I had made a wise choice to work the 21 line on weekends in the summer because I vowed never again to do the number 5 on summer weekends, ever. And so while I was waiting to leave my terminal by the park, I saw a number 5 packed with people pull up beside me. The operator was hollering she was not going to Market, and to get on my bus. Truth was, she was going to Market, just not to Powell Station. All the concertgoers could just as easily walked to Civic Center station or to Powell from her short terminal at Jones and Mc Allister, but she wasn’t having it. No one was listening and no one was getting off her bus. She was experiencing that part of Packed Stacked and Racked where no one moves or listens because, they were lucky enough to get on a bus and be damned if they got off their lucky ticket to ride.
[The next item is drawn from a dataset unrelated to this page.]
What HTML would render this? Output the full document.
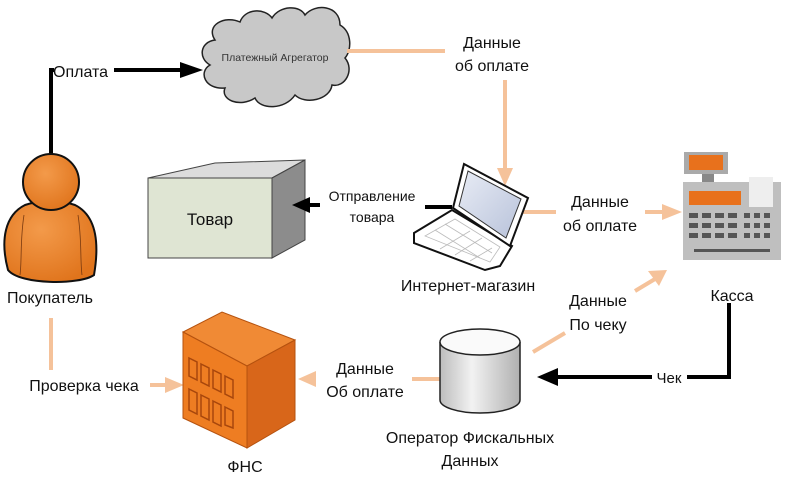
<!DOCTYPE html>
<html><head><meta charset="utf-8"><style>
html,body{margin:0;padding:0;background:#fff;}
svg{display:block;font-family:"Liberation Sans",sans-serif;}
</style></head><body>
<svg width="800" height="477" viewBox="0 0 800 477" xmlns="http://www.w3.org/2000/svg">
<defs>
<radialGradient id="og" cx="0.4" cy="0.35" r="0.7"><stop offset="0" stop-color="#f39a4a"/><stop offset="1" stop-color="#e0741c"/></radialGradient>
<linearGradient id="cyl" x1="0" x2="1"><stop offset="0" stop-color="#bdbdbd"/><stop offset="0.4" stop-color="#f2f2f2"/><stop offset="1" stop-color="#b0b0b0"/></linearGradient>
<linearGradient id="scr" x1="0" y1="0" x2="1" y2="1"><stop offset="0" stop-color="#e8ecf5"/><stop offset="1" stop-color="#b8c2da"/></linearGradient>
</defs>
<g font-size="16" fill="#111">
<path d="M51,160 V70 H54" stroke="#000" stroke-width="4" fill="none"/>
<text x="53" y="77" font-size="16">Оплата</text>
<line x1="114" y1="70" x2="185" y2="70" stroke="#000" stroke-width="4"/>
<polygon points="180,62 203,70 180,78" fill="#000"/>
<path d="M215,40 C205,25 225,15 240,22 C245,8 265,8 272,18 C280,5 300,5 305,15 C315,3 340,5 340,25 C352,32 352,50 345,58 C355,70 345,88 332,85 C330,100 305,105 295,95 C285,110 260,110 255,98 C240,108 220,100 225,88 C205,90 198,72 210,65 C198,58 200,42 215,40 Z" fill="#c8c8c8" stroke="#222" stroke-width="1.5"/>
<text x="275" y="61" font-size="10.5" text-anchor="middle" fill="#333">Платежный Агрегатор</text>
<g stroke="#f5c29a" stroke-width="4" fill="none">
<line x1="347" y1="51" x2="445" y2="51"/>
<line x1="505" y1="80" x2="505" y2="170"/>
<line x1="522" y1="212" x2="556" y2="212"/>
<line x1="645" y1="212" x2="665" y2="212"/>
<line x1="533" y1="352" x2="565" y2="333"/>
<line x1="635" y1="291" x2="655" y2="279"/>
<line x1="440" y1="379" x2="412" y2="379"/>
<line x1="51" y1="318" x2="51" y2="370"/>
<line x1="150" y1="385" x2="168" y2="385"/>
</g>
<g fill="#f5c29a">
<polygon points="497,168 513,168 505,186"/>
<polygon points="662,204 682,212 662,220"/>
<polygon points="648,271 667,270 659,286"/>
<polygon points="316,371 298,379 316,387"/>
<polygon points="165,377 184,385 165,393"/>
</g>
<text x="492" y="48" text-anchor="middle">Данные</text>
<text x="492" y="71" text-anchor="middle">об оплате</text>
<path d="M8,270 C0,240 5,215 25,205 C40,200 60,200 75,205 C95,215 100,240 94,275 C80,285 20,285 8,270 Z" fill="url(#og)" stroke="#111" stroke-width="2"/>
<circle cx="51" cy="182" r="28" fill="url(#og)" stroke="#111" stroke-width="2"/>
<path d="M24,215 C20,240 22,260 20,275 M78,215 C82,240 80,260 82,275" stroke="#7a3a10" stroke-width="0.8" fill="none"/>
<text x="50" y="303" text-anchor="middle">Покупатель</text>
<text x="84" y="391" text-anchor="middle">Проверка чека</text>
<polygon points="148,178 272,178 305,160 215,163" fill="#dcdcdc" stroke="#444" stroke-width="1"/>
<polygon points="272,178 305,160 305,240 272,258" fill="#8c8c8c" stroke="#444" stroke-width="1"/>
<rect x="148" y="178" width="124" height="80" fill="#dfe5d3" stroke="#444" stroke-width="1"/>
<text x="210" y="225" font-size="17" text-anchor="middle">Товар</text>
<line x1="320" y1="205" x2="305" y2="205" stroke="#000" stroke-width="4"/>
<polygon points="310,197 292,205 310,213" fill="#000"/>
<text x="372" y="201" font-size="14" text-anchor="middle">Отправление</text>
<text x="372" y="222" font-size="14" text-anchor="middle">товара</text>
<line x1="425" y1="207" x2="452" y2="207" stroke="#000" stroke-width="4"/>
<polygon points="414,233 452,210 512,246 500,266 485,270 414,243" fill="#fff" stroke="#111" stroke-width="2"/>
<polygon points="453,208 464,164 528,198 510,246" fill="#fff" stroke="#111" stroke-width="2"/>
<polygon points="459,206 468,171 521,199 506,238" fill="url(#scr)" stroke="#333" stroke-width="1"/>
<g stroke="#bbb" stroke-width="0.8" fill="none">
<path d="M425,236 L455,219 L500,247 L490,262 Z"/>
<path d="M435,230 L480,258 M445,224 L492,253 M440,249 L470,231 M455,255 L482,238 M470,261 L492,248"/>
</g>
<text x="468" y="291" text-anchor="middle">Интернет-магазин</text>
<text x="600" y="207" text-anchor="middle">Данные</text>
<text x="600" y="231" text-anchor="middle">об оплате</text>
<rect x="684" y="152" width="44" height="22" fill="#aaa"/>
<rect x="689" y="155" width="34" height="15" fill="#e8711c"/>
<rect x="702" y="174" width="12" height="8" fill="#888"/>
<rect x="683" y="182" width="98" height="78" fill="#bfbfbf"/>
<rect x="749" y="177" width="24" height="30" fill="#eee"/>
<rect x="689" y="191" width="52" height="14" fill="#e8711c"/>
<g fill="#555">
<rect x="689" y="213" width="9" height="5"/><rect x="702" y="213" width="9" height="5"/><rect x="715" y="213" width="9" height="5"/><rect x="728" y="213" width="9" height="5"/><rect x="744" y="213" width="6" height="5"/><rect x="754" y="213" width="6" height="5"/><rect x="764" y="213" width="6" height="5"/>
<rect x="689" y="223" width="9" height="5"/><rect x="702" y="223" width="9" height="5"/><rect x="715" y="223" width="9" height="5"/><rect x="728" y="223" width="9" height="5"/><rect x="744" y="223" width="6" height="5"/><rect x="754" y="223" width="6" height="5"/><rect x="764" y="223" width="6" height="5"/>
<rect x="689" y="233" width="9" height="5"/><rect x="702" y="233" width="9" height="5"/><rect x="715" y="233" width="9" height="5"/><rect x="728" y="233" width="9" height="5"/><rect x="744" y="233" width="6" height="5"/><rect x="754" y="233" width="6" height="5"/><rect x="764" y="233" width="6" height="5"/>
<rect x="694" y="249" width="76" height="3"/>
</g>
<text x="732" y="301" text-anchor="middle">Касса</text>
<text x="598" y="306" text-anchor="middle">Данные</text>
<text x="598" y="330" text-anchor="middle">По чеку</text>
<path d="M729,303 V377 H687" stroke="#000" stroke-width="4" fill="none"/>
<line x1="652" y1="377" x2="555" y2="377" stroke="#000" stroke-width="4"/>
<polygon points="558,368 537,377 558,386" fill="#000"/>
<text x="669" y="383" font-size="15" text-anchor="middle">Чек</text>
<path d="M440,342 V400 A40,13 0 0 0 520,400 V342" fill="url(#cyl)" stroke="#222" stroke-width="1.5"/>
<ellipse cx="480" cy="342" rx="40" ry="13" fill="#fafafa" stroke="#222" stroke-width="1.5"/>
<text x="470" y="443" text-anchor="middle">Оператор Фискальных</text>
<text x="470" y="466" text-anchor="middle">Данных</text>
<text x="365" y="374" text-anchor="middle">Данные</text>
<text x="365" y="397" text-anchor="middle">Об оплате</text>
<polygon points="183,332 247,366 295,340 222,312" fill="#f08a35" stroke="#b5520f" stroke-width="1"/>
<polygon points="247,366 295,340 295,420 247,448" fill="#d8661a" stroke="#b5520f" stroke-width="1"/>
<polygon points="183,332 247,366 247,448 183,418" fill="#ee7d22" stroke="#b5520f" stroke-width="1"/>
<g fill="none" stroke="#a8470c" stroke-width="1.5">
<polygon points="189,358 197,362 197,380 189,376"/><polygon points="201,364 209,368 209,386 201,382"/><polygon points="213,370 221,374 221,392 213,388"/><polygon points="225,376 233,380 233,398 225,394"/>
<polygon points="189,389 197,393 197,414 189,410"/><polygon points="201,395 209,399 209,420 201,416"/><polygon points="213,401 221,405 221,426 213,422"/><polygon points="225,407 233,411 233,428 225,425"/>
</g>
<text x="245" y="472" text-anchor="middle">ФНС</text>
</g>
</svg>
</body></html>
Feeling her pain, and not upset about taking on her passengers, I got out of my bus to coax some of those on her bus to get on mine which was traveling in the same direction to Market Street. But no one was biting. I had a completely empty bus but no one would get off. Here is where past experience about being passed up by full buses, puts lead in the feet of all passengers, and no amount of verbal instruction helps. These folks were able to “cheat death” and fit on to her bus, beating out who knows how many unlucky souls. And they would be damned if they were going to be suckered off of a coach they had so victoriously boarded. No, in this case, no one was falling for it. They knew they were going downtown, and that was the end of it!
I tried to get the operator to change her statement about going to Market, or to relax about her announcement, but the only thing that would have had let people off her coach would be to go out of service. In hindsight, this is what I should have proposed to her by her drivers’ side window. “Oh, look your air is low and you can’t legally proceed. Ask everyone to board my coach.” That would have given her breathing room to start picking up with an empty bus, and I could have continued with my shorter distance, full, but not in an agitated state of mind. I have always sought to give a break to an operator who is overwhelmed because I know there are times when I am in that predicament, and nothing good comes from it. Learning how to give and gain the respect of my coworkers is perhaps the most and last challenging aspect of staying in the Zen of driving transit in San Francisco.